Children, of course, have the unbridled capacity to create expansive imaginary worlds, meaningful imaginary friendships, and a joyful experience of the world where they don’t even notice their own vulnerability. This imaginative capacity comes with no effort; it’s a natural state. Children have not yet learned to check themselves, to be self-conscious about their desires, or to be worried about the mundane, often deadening realities of life as an adult.    

The loss of play is one of the tragedies of growing up, and it’s one of the tragedies of the state of qual research today. We conform to norms of seriousness and practicality, bogged down by the worries and challenges of making a living, finding a partner, taking care of those who are dependent on us, and finding meaning as we navigate how to bring joy and love into our lives. Becoming an adult too often means misplacing the creativity and imagination that allow us to dream our wildest dreams, unconstrained by the chains of practicality. In adulthood, our lives can be overtaken by shoulds rather than coulds.  

But as adults, we yearn for a life defined by “coulds” – a life ignited by possibility, hope, and vulnerability. There is no judgment in this kind of life. There is no one to please. We embrace silliness and let ourselves go. Our psyches at our very core breathe a sigh of relief. We giggle. We whoop with joy at a new discovery. We let ourselves feel deeply both the loss and recovery of the best aspects of who we were as children.
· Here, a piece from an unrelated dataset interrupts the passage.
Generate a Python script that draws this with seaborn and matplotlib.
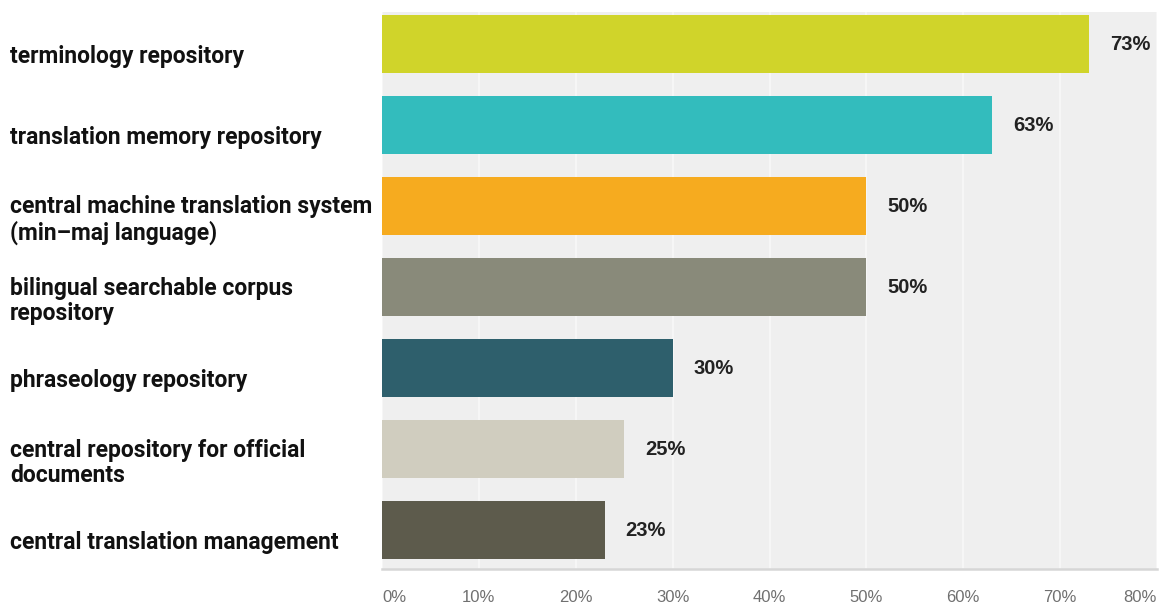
import matplotlib
matplotlib.use("Agg")
import matplotlib.pyplot as plt
import matplotlib.transforms as mtransforms
import seaborn as sns
import pandas as pd

# Survey results: share of respondents wanting each shared resource
categories = [
    "terminology repository",
    "translation memory repository",
    "central machine translation system\n(min\u2013maj language)",
    "bilingual searchable corpus\nrepository",
    "phraseology repository",
    "central repository for official\ndocuments",
    "central translation management",
]
percentages = [73, 63, 50, 50, 30, 25, 23]
bar_colors = ["#d0d42a", "#33bcbd", "#f6ab1f", "#898a7a", "#2e5f6c", "#d0cdbf", "#5d5b4c"]
x_ticks = [0, 10, 20, 30, 40, 50, 60, 70, 80]
x_tick_labels = [f"{t}%" for t in x_ticks]

df = pd.DataFrame({"category": categories, "percent": percentages})

sns.set_theme(style="white")
plt.rcParams["font.family"] = ["Liberation Sans", "DejaVu Sans"]

W, H = 1166, 606
fig = plt.figure(figsize=(W / 100, H / 100), dpi=100)
ax = fig.add_axes([382 / W, 1 - 569 / H, (1157 - 382) / W, (569 - 12) / H])
ax.set_facecolor("#efefef")

sns.barplot(
    data=df, y="category", x="percent", hue="category",
    palette=bar_colors, orient="h", dodge=False, legend=False,
    width=0.716, saturation=1, linewidth=0, ax=ax, zorder=3,
)

ax.set_xlim(0, 80)
ax.set_ylim(6.48, -0.395)
ax.set_xlabel("")
ax.set_ylabel("")

# vertical white gridlines
ax.set_xticks(x_ticks)
ax.xaxis.grid(True, color="#f9f9f9", linewidth=1.1, zorder=0)
ax.set_axisbelow(True)
ax.set_xticklabels(x_tick_labels, fontsize=12, color="#707070")
ax.tick_params(axis="x", length=0, pad=15)
xt = ax.get_xticklabels()
xt[0].set_horizontalalignment("left")
xt[-1].set_horizontalalignment("right")

for side in ["top", "left", "right"]:
    ax.spines[side].set_visible(False)
ax.spines["bottom"].set_color("#d6d6d6")
ax.spines["bottom"].set_linewidth(1.8)

# category labels, left aligned at the figure's left margin
ax.set_yticks(range(len(categories)))
ax.set_yticklabels(categories)
ax.tick_params(axis="y", length=0, pad=0)
shift = mtransforms.ScaledTranslation(0, -0.10, fig.dpi_scale_trans)
for lab in ax.get_yticklabels():
    lab.set_horizontalalignment("left")
    lab.set_family(["Roboto", "Liberation Sans", "DejaVu Sans"])
    lab.set_fontweight("bold")
    lab.set_fontsize(16.5)
    lab.set_color("#111111")
    lab.set_linespacing(1.15)
    lab.set_transform(mtransforms.blended_transform_factory(fig.transFigure, ax.transData) + shift)
    lab.set_x(10 / W)

# value labels next to each bar
for i, v in enumerate(percentages):
    ax.annotate(f"{v}%", xy=(v, i), xytext=(15, 0), textcoords="offset points",
                ha="left", va="center", fontsize=14.5, fontweight="bold", color="#222222")

fig.savefig("out.png", dpi=100, facecolor="white")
When we feel like no one is watching or expecting something from us, we can be our whole human selves. 

We find that questions in qual research that invite respondents to play are met with passion, emotional depth, and even gratitude at recovering a tiny bit of what they’ve lost. We access the kind of vulnerability that only comes from being silly, from truly having fun. This is where the most authentic responses emerge. Invited into a state of imagination, truth is uncovered organically and without second-guessing or perhaps without respondents even being aware of those kernels of truth and how they can be transformed into insights. It is in this child-like state of playfulness that respondents have no trouble cutting straight to expressing their most authentic selves. It takes little effort, struggle, or resistance to get to this place. So, in fact, play may be the more direct and expedient way to reveal truths of human experience. 

There are lots of ways to engage in creative play with question creation. Here are a few examples we’ve used for how to engage respondents in play to excavate richer, more imaginative responses: 

Create the perfect soundtrack… Ask respondents to imagine they’ve been asked to soundtrack a brand, concept, or experience, choosing a song that perfectly captures the feeling they get from that thing. Get them to talk about the genre, the lyrics, the artist themselves, the vibe the song gives off, and the associations they have with that song. Music is deeply emotional and creative at its core, and it accesses feelings we may not even know we have because it gets us to think outside the box of mere words and images. Music becomes play. Getting respondents to think not only about the perfect song but also to reflect on why they chose that song accesses a deeper expression of emotion and meaning. 

Draw me a treasure map… Perfect for consumer journey research, ask respondents to recall the creativity of going on a treasure hunt. Ask them to think about their journey finding a product (i.e., treasure) they love, from having the initial idea that they want or need something all the way through to using or consuming that thing. Encourage non-linear thinking and ask them to note the challenges, friction, and rewarding “ah-ha” moments in the journey. Have them map the emotional moments on the map, the practical challenges to overcome, and ask them to narrate why they’ve drawn the map the way they have. In this approach, they’re more than just consumers; they’re intrepid hunters for treasures and this enlivens the process with play.   

Eulogize your favorite brand/product… As a creative twist on the deprivation study, tell respondents that a product or brand has died – it’s the last one on earth – and they are responsible for finding the words to memorialize that loss. Ask them to go deep in their imagination to write the perfect eulogy to describe not only the functional loss of that thing but also the emotional one. Here, you get at what that brand or product meant to them and they share what their lives will be like without it. Ask them to talk about all of the product or brand’s virtues as well as what the world will be like now that it’s gone. Imagining this scenario is world-making work, and world-making is at the heart of play. 

Pretend you’re in a debate with yourself… Present respondents with a topic for debate and ask them to “play” both sides. This lends itself well to an especially creative video question, where they jump back and forth arguing with themselves to present all of the nuances of each perspective. It could be about a concept, a brand, a product, or a category. Suddenly there is no self-consciousness. Their job is to present a convincing case for each side, intensifying the stakes and nuance in the debate. It both takes them out of themselves, freeing them from having to take a side, and helps them access more reflective and creative energies in imagining (and arguing for) the points they might not normally consider.  

How can you imagine “play” in qual research? What kinds of questions can return respondents to a child-like state of possibility, passion, and meaning?